<<<<

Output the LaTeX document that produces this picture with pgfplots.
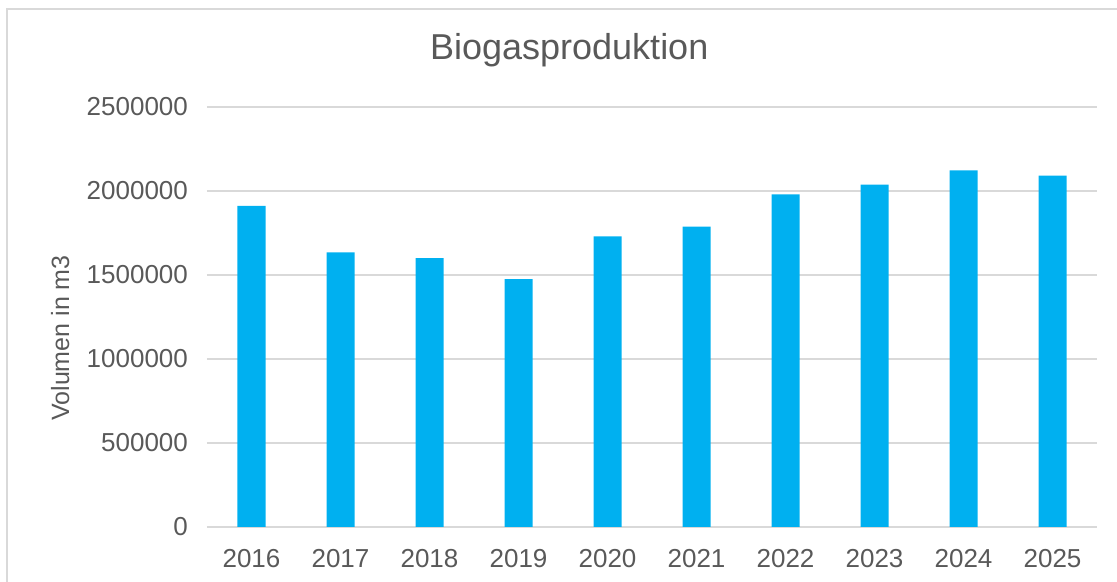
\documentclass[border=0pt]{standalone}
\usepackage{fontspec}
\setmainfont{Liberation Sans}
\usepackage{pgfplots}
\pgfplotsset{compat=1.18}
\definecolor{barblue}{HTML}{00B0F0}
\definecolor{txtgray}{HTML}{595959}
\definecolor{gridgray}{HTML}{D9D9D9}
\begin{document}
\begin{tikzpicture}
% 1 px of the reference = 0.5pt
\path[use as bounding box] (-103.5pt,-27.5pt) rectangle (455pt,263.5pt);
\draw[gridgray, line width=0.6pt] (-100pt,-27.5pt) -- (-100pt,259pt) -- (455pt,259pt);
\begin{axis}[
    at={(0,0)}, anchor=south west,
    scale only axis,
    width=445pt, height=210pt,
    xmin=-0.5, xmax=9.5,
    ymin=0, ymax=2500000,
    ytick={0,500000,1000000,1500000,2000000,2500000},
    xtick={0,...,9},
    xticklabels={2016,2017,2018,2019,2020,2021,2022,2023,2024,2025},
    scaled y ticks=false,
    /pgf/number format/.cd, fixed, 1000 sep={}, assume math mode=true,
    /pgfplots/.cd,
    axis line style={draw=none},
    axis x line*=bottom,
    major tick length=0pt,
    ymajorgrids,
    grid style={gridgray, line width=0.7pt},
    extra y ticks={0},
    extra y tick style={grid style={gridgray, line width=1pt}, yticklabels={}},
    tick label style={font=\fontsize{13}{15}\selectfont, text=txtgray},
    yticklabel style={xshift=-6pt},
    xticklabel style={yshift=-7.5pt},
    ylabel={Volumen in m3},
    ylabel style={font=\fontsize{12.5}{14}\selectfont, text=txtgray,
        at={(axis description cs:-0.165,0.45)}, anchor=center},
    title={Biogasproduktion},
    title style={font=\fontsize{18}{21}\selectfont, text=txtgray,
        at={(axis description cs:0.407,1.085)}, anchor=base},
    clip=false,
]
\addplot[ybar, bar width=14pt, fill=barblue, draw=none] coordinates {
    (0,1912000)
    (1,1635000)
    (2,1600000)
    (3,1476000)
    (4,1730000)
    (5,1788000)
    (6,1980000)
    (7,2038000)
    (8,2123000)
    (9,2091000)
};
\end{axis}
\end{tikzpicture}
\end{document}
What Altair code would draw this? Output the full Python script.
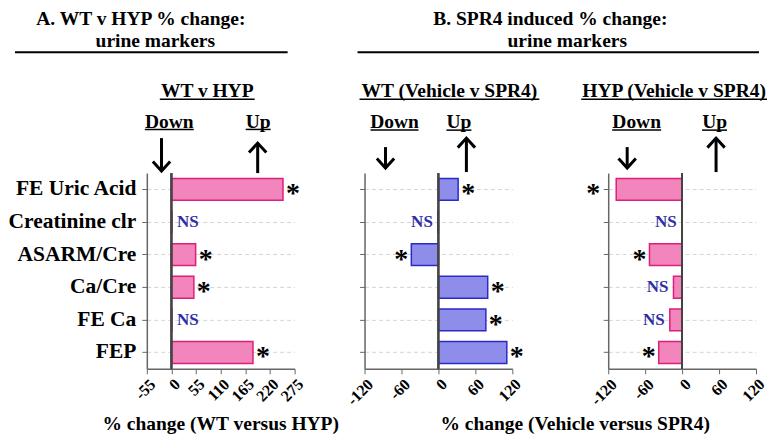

>>>>

* Brief *
Quote each record exactly as it stands, minus the pictures.

* Task solution *
Output the LaTeX document that produces this picture with pgfplots.
\documentclass[border=0pt]{standalone}
\usepackage{fontspec}
\setmainfont{Liberation Sans}
\usepackage{pgfplots}
\pgfplotsset{compat=1.18}
\definecolor{barblue}{HTML}{00B0F0}
\definecolor{txtgray}{HTML}{595959}
\definecolor{gridgray}{HTML}{D9D9D9}
\begin{document}
\begin{tikzpicture}
% 1 px of the reference = 0.5pt
\path[use as bounding box] (-103.5pt,-27.5pt) rectangle (455pt,263.5pt);
\draw[gridgray, line width=0.6pt] (-100pt,-27.5pt) -- (-100pt,259pt) -- (455pt,259pt);
\begin{axis}[
    at={(0,0)}, anchor=south west,
    scale only axis,
    width=445pt, height=210pt,
    xmin=-0.5, xmax=9.5,
    ymin=0, ymax=2500000,
    ytick={0,500000,1000000,1500000,2000000,2500000},
    xtick={0,...,9},
    xticklabels={2016,2017,2018,2019,2020,2021,2022,2023,2024,2025},
    scaled y ticks=false,
    /pgf/number format/.cd, fixed, 1000 sep={}, assume math mode=true,
    /pgfplots/.cd,
    axis line style={draw=none},
    axis x line*=bottom,
    major tick length=0pt,
    ymajorgrids,
    grid style={gridgray, line width=0.7pt},
    extra y ticks={0},
    extra y tick style={grid style={gridgray, line width=1pt}, yticklabels={}},
    tick label style={font=\fontsize{13}{15}\selectfont, text=txtgray},
    yticklabel style={xshift=-6pt},
    xticklabel style={yshift=-7.5pt},
    ylabel={Volumen in m3},
    ylabel style={font=\fontsize{12.5}{14}\selectfont, text=txtgray,
        at={(axis description cs:-0.165,0.45)}, anchor=center},
    title={Biogasproduktion},
    title style={font=\fontsize{18}{21}\selectfont, text=txtgray,
        at={(axis description cs:0.407,1.085)}, anchor=base},
    clip=false,
]
\addplot[ybar, bar width=14pt, fill=barblue, draw=none] coordinates {
    (0,1912000)
    (1,1635000)
    (2,1600000)
    (3,1476000)
    (4,1730000)
    (5,1788000)
    (6,1980000)
    (7,2038000)
    (8,2123000)
    (9,2091000)
};
\end{axis}
\end{tikzpicture}
\end{document}
What Altair code would draw this? Output the full Python script.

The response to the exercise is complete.